Most in-person classes have been delayed until Jan. 31. “People were sharing their concerns, and the campus leaders listened,” said Julia Ann Easley, a spokesperson for the university, who also noted a growing COVID-19 case count on campus.
Rice University, with 8,000 students, moved many classes to remote instruction this month and encouraged students to delay returning to campus until late January. And, like many schools, it recently required students and employees to get booster shots.
Yet its president, David W. Leebron, sees his campus, in Houston, soon entering what he called a “posture that recognizes COVID-19 as endemic.”
“What this means going forward is generally fewer restrictions that inhibit our activities,” Leebron wrote in a message to the Rice community. He envisions larger gatherings and less isolation.
Leebron noted in an interview that there has not been a serious COVID case within the campus community in months and that he worries about the pandemic’s fallout.

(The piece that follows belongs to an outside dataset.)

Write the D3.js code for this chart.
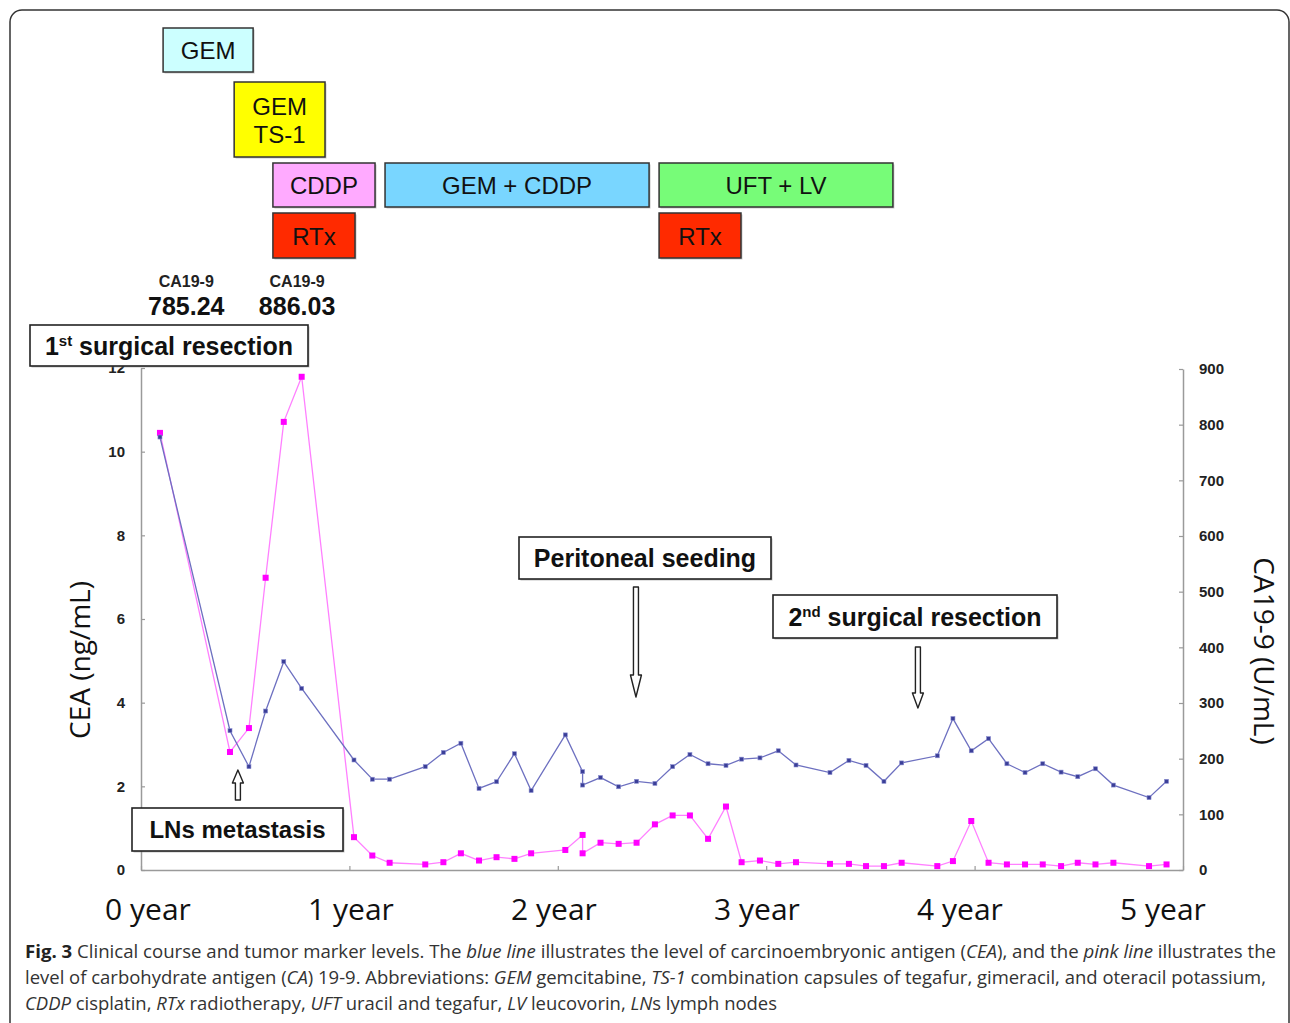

“Across campus, there are mental health issues,” he said. “If we have a disease that for college-age vaccinated people does not pose a serious risk, those other factors need to be taken into account.”
Cornell University, in Ithaca, New York, is trying to shift focus away from case counts. The university has used a color-coded system — green, yellow, red — to flag the rate of infection. After an alarming spike in cases in December, the university shut down part of the campus and moved final exams online.
For this semester, the university has kept the color-coding but adapted the guidelines to recognize that almost everyone is vaccinated, including 99% of students and 100% of the faculty.
The goal now is not to shut down, she said, but to stay open as much as possible. That means, among other things, a short period of remote learning this winter and mask mandates indoors. Students will be asked not to socialize in large groups during the buffer period.
“A fully vaccinated population is a different beast, and we have to sort of learn to live differently,” Pollack said.
Risa L. Lieberwitz, president of the Cornell chapter of the American Association of University Professors, said that a shift in tactics was reasonable.
But she worried that faculty who had valid health reasons for teaching online would be hurt.
She pointed to a message to faculty saying that “full-time remote teaching is not an allowable substitute for in-person instruction.” This belied the notion that faculty members could ask for exceptions, she said. “I don’t think that’s an adequate response when we are in the middle of a pandemic.”
A few public colleges are rethinking counting cases.
The University of Florida discontinued its COVID dashboard at the end of the year and transferred the data-handling to the state, which it said in an email to faculty could provide a more “sustainable approach” as the virus “becomes endemic.”
West Virginia University announced that it will no longer report testing, quarantine and isolation data for the spring 2022 semester. But it will continue to report vaccination rates for faculty, staff and students, which as of mid-December are much higher on campus than the rest of the state: 92% for faculty and staff and 82% for students.
“It’s not anything that we’re doing to hide — quite the contrary,” said Gee, the president. “We’re following the data that the CDC and the public health department says matter the most.”
Youssef Georgy, a senior, said the atmosphere on campus is much more relaxed than it was a year ago, when professors lectured behind Plexiglas shields, virus testing was widespread, and sporting events and mass gatherings were canceled.
This year, besides classroom and common-area mask requirements, “everything’s pretty much free range,” he said. “Other than masks, you don’t really feel the presence of a pandemic.”